Thanksgiving Traditions

10/06/2016

Thanksgiving Traditions

Turkey, stuffing, cranberries, mashed potatoes, green bean casserole, pumpkin pie—all iconic Thanksgiving dishes on the holiday table. But how did they get there? Why do they get all the attention at this yearly feast and not, say, chocolate milkshakes? Turns out, Thanksgiving was a work in progress for centuries. The table we gather around every November is actually fairly “new” as far as the Thanksgiving holiday is concerned—it wasn’t until after the Civil War in 1863 that Abraham Lincoln and Congress, at the urging of abolitionist and author Sarah Josepha Hale, established the fourth Thursday in November as America’s national Thanksgiving holiday. Here’s how the traditional foods we prepare today came into their own over time:

Turkey: It’s very likely that wild turkey was on Thanksgiving tables from the beginning, but it was probably eaten alongside pork, beef, game and other poultry like chicken and goose. Early Thanksgiving celebrations were actually “harvest feasts”, celebrations of autumn bounty, and the food served at them was varied and abundant (sound familiar?). Today, turkey has made its way to the top of the Thanksgiving food chain, so to speak, and has become an obsession with passionate cooks as they seek out heirloom and organically raised birds for their tables.

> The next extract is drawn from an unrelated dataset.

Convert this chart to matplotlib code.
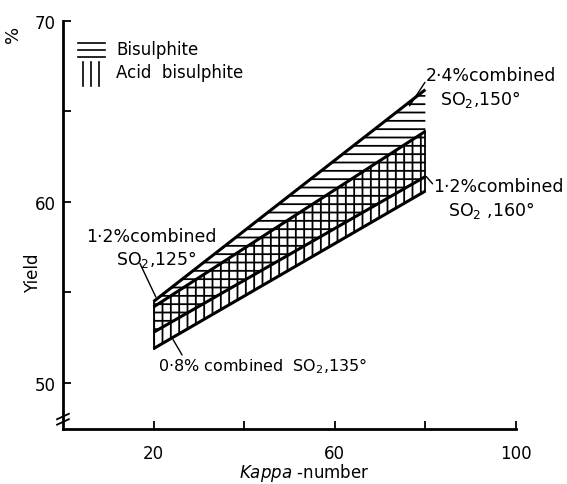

Roasting is probably the most common cooking technique for turkey, but other methods, such as smoking, grilling, braising and deep-frying, add a twist to the holiday table. One of our favorite turkey preparations involves stuffing and braising the breast portion of the bird—it’s perfect for smaller gatherings.

Stuffing: Believe it or not, stuffing has its roots in early Roman times—it was not uncommon to stuff the cavity of poultry with chunks of bread before cooking. And oyster stuffing was commonplace in the 18th and 19th centuries, and not just for Thanksgiving celebrations. Today, stuffing is as varied and unique as anything on the holiday table, and debates rage every year over how it’s prepared: Stuff the turkey or bake in a dish? Cornbread or plain? Moist or crispy? The choice is yours.

Cranberries: Cranberries are one of the few fruits indigenous to North America, so their place on the Thanksgiving table makes perfect sense. Canned cranberry sauce was all the rage when it was introduced in 1912, but modern farming and shipping practices have made it easier than ever to make from-scratch cranberry sauce. Its flavor is incomparable to canned—although we get a little nostalgic over the jellied cranberry sauce our grandmothers used to have on the Thanksgiving table.

Mashed Potatoes: Potatoes originated in South America, and weren’t a staple in North American diets until well into the 19th century. It’s unclear as to their historical place on the Thanksgiving table, but one thing is clear: they are absolutely required for gravy!

Green Bean Casserole: A relative newcomer to the Thanksgiving and holiday table, green bean casserole was developed in 1955 by Dorcas Reilly, a home economist at Campbell Soup Company, and features their iconic Cream of Mushroom Soup. The formula is still a classic, but if you’re looking to twist it up a little bit with a splash of Madeira, mascarpone and fresh green beans, this recipe is your ticket.

Pumpkin pie: Pumpkins were no doubt part of the early harvest celebrations, but the appearance of pumpkin pie on Thanksgiving tables didn’t occur until the 1800s. The pies got easier to make when, in 1929, canned pumpkin was introduced to the marketplace. But with the popularity of farmer’s markets and the wide variety of pumpkins available, it’s now not uncommon for passionate cooks to try their hand at making their own pumpkin purée for pies.

Of course, families have their own traditions outside of these here. What unique traditions does your family have for celebrate Thanksgiving?